Me: Yeah, I know! Ha, ha! I still don’t want to talk about it.

Janet’s Version of the Brazos River Rising

[Written in May, 2015]

Since the heavy rains started this spring, I have tried to connect the dots with Mother and explain that Southern Brazoria County might see the Brazos River rise as high as we did back in the 90s, and that it could be higher.

I might as well be Charlie Brown’s teacher…”Waah, waah, waah.” Janet is trying to spin the imminent river cresting into some kind of mismanagement of government funds. She thinks it’s got to have something to do with “they,” “them,” or “some of ’em” and what they are doing wrong, or maybe even “them” raising her taxes.

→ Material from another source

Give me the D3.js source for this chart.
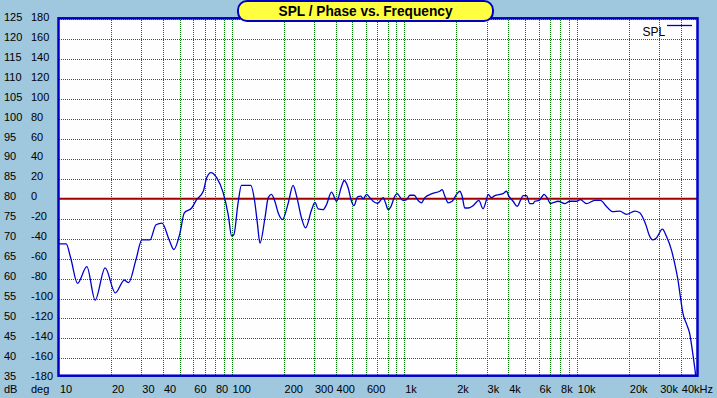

Mother is an extremely smart woman, but this cresting of the river business has nothing to do with what’s important to her–for instance, things like her playing the piano, who she went to Center High School with, whether Warren’s eating too much ice cream, what she is going to take to church for potluck next Tuesday, or bluegrass music. It’s hard to pin her down on a reasonable question regarding the Brazos River or to a straight answer on how the river looks.

Admittedly, I have a bit of an obsession with the river as it is back home during floods and coming out of the banks. My dad’s grandmother drowned in the river as a very young mother and I’ve always had a fearful respect for the Brazos. Since, I am not there to look at it now, I can’t help but ask Mother how fast and high that muddy red water is running. She could not care less to discuss it.

I remember it coming out of the banks in the 90s when the National Guard was posted along Hwy. 35, the cattle standing in water in good pastureland out on FM 521 and Hwy 35, homes and businesses flooding out on Hwy. 36, the panic of getting cattle out of places where it was possible to get them out of. I’m concerned and I am trying to figure out who I can put in charge of keeping an eye on her next week so she doesn’t tell Warren they need to go driving around looking for bluegrass music and wind up in a cow pasture.

However, when I ask about the river, she just wants to shut me up. When I inquired about how it looked when she crossed the Brazos river bridge today, I couldn’t get a straight answer. Of course, she hadn’t paid a bit of attention, but she didn’t want to say that. Here’s what she said…

<<You heard it here first,folks>>

“Well, you can tell SOMETHING is going on. Brazoria is one of the LAST STOPS THAT WATER MAKES.”

You don’t say.

Yeah…I’d better call Warren’s son tomorrow…because, I’m going to a wedding. Russell, it’s your turn, little brother.